* **Problem to work on**
Write out each line of the listing as it stands, without the images.

* **Data provided**
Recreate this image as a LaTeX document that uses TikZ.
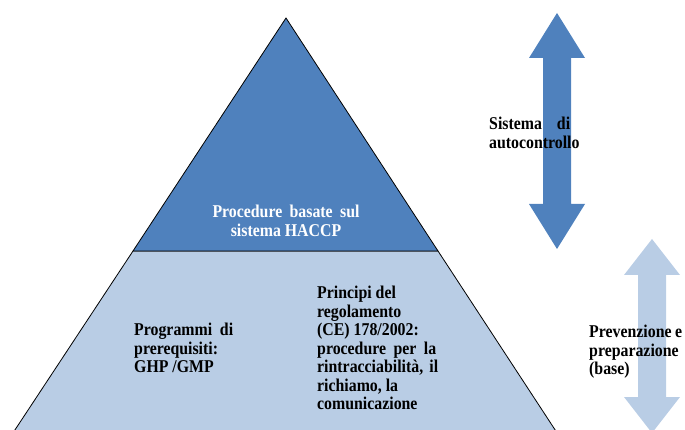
\documentclass[tikz,border=0pt]{standalone}
\usepackage{fontspec}
\setmainfont{Liberation Serif}[FakeStretch=0.88]
\definecolor{topblue}{HTML}{4F81BD}
\definecolor{baseblue}{HTML}{B9CDE5}
\tikzset{
  pyrtext/.style={font=\fontsize{18}{18.5}\selectfont\bfseries,inner sep=0pt,align=left,anchor=north west},
}
\begin{document}
\begin{tikzpicture}[x=1pt,y=-1pt]
\useasboundingbox (0,0) rectangle (685,430);
\clip (0,0) rectangle (685,430);
\pgfmathsetmacro{\apexx}{286}
\pgfmathsetmacro{\apexy}{18}
\pgfmathsetmacro{\cuty}{251}
% pyramid
\draw[black,line width=0.8pt,fill=baseblue] (133,\cuty) -- (438,\cuty) -- (565,445) -- (5,445) -- cycle;
\draw[black,line width=0.8pt,fill=topblue] (\apexx,\apexy) -- (438,\cuty) -- (133,\cuty) -- cycle;
% arrows
\fill[topblue] (557,13) -- ++(28,45) -- ++(-14,0) -- ++(0,146) -- ++(14,0) -- ++(-28,45) -- ++(-28,-45) -- ++(14,0) -- ++(0,-146) -- ++(-14,0) -- cycle;
\fill[baseblue] (652,239) -- ++(28,36) -- ++(-14,0) -- ++(0,122) -- ++(14,0) -- ++(-28,36) -- ++(-28,-36) -- ++(14,0) -- ++(0,-122) -- ++(-14,0) -- cycle;
% texts
\node[pyrtext,align=center,anchor=center,text=white] (haccp) at (286,221) {\makebox[147pt][s]{Procedure basate sul}\\sistema HACCP};
\node[pyrtext] (prereq) at (134,323) {\makebox[99pt][s]{Programmi di}\\prerequisiti:\\GHP /GMP};
\node[pyrtext] (reg) at (317,286) {Principi del\\regolamento\\(CE) 178/2002:\\\makebox[119pt][s]{procedure per la}\\\makebox[121pt][s]{rintracciabilità, il}\\richiamo, la\\comunicazione};
\node[pyrtext] (auto) at (489,117) {\makebox[81pt][s]{Sistema di}\\autocontrollo};
\node[pyrtext] (prev) at (589,325) {\makebox[93pt][s]{Prevenzione e}\\preparazione\\(base)};
\end{tikzpicture}
\end{document}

* **Task solution**
Recreate this image as a LaTeX document that uses TikZ.
\documentclass[tikz,border=0pt]{standalone}
\usepackage{fontspec}
\setmainfont{Liberation Serif}[FakeStretch=0.88]
\definecolor{topblue}{HTML}{4F81BD}
\definecolor{baseblue}{HTML}{B9CDE5}
\tikzset{
  pyrtext/.style={font=\fontsize{18}{18.5}\selectfont\bfseries,inner sep=0pt,align=left,anchor=north west},
}
\begin{document}
\begin{tikzpicture}[x=1pt,y=-1pt]
\useasboundingbox (0,0) rectangle (685,430);
\clip (0,0) rectangle (685,430);
\pgfmathsetmacro{\apexx}{286}
\pgfmathsetmacro{\apexy}{18}
\pgfmathsetmacro{\cuty}{251}
% pyramid
\draw[black,line width=0.8pt,fill=baseblue] (133,\cuty) -- (438,\cuty) -- (565,445) -- (5,445) -- cycle;
\draw[black,line width=0.8pt,fill=topblue] (\apexx,\apexy) -- (438,\cuty) -- (133,\cuty) -- cycle;
% arrows
\fill[topblue] (557,13) -- ++(28,45) -- ++(-14,0) -- ++(0,146) -- ++(14,0) -- ++(-28,45) -- ++(-28,-45) -- ++(14,0) -- ++(0,-146) -- ++(-14,0) -- cycle;
\fill[baseblue] (652,239) -- ++(28,36) -- ++(-14,0) -- ++(0,122) -- ++(14,0) -- ++(-28,36) -- ++(-28,-36) -- ++(14,0) -- ++(0,-122) -- ++(-14,0) -- cycle;
% texts
\node[pyrtext,align=center,anchor=center,text=white] (haccp) at (286,221) {\makebox[147pt][s]{Procedure basate sul}\\sistema HACCP};
\node[pyrtext] (prereq) at (134,323) {\makebox[99pt][s]{Programmi di}\\prerequisiti:\\GHP /GMP};
\node[pyrtext] (reg) at (317,286) {Principi del\\regolamento\\(CE) 178/2002:\\\makebox[119pt][s]{procedure per la}\\\makebox[121pt][s]{rintracciabilità, il}\\richiamo, la\\comunicazione};
\node[pyrtext] (auto) at (489,117) {\makebox[81pt][s]{Sistema di}\\autocontrollo};
\node[pyrtext] (prev) at (589,325) {\makebox[93pt][s]{Prevenzione e}\\preparazione\\(base)};
\end{tikzpicture}
\end{document}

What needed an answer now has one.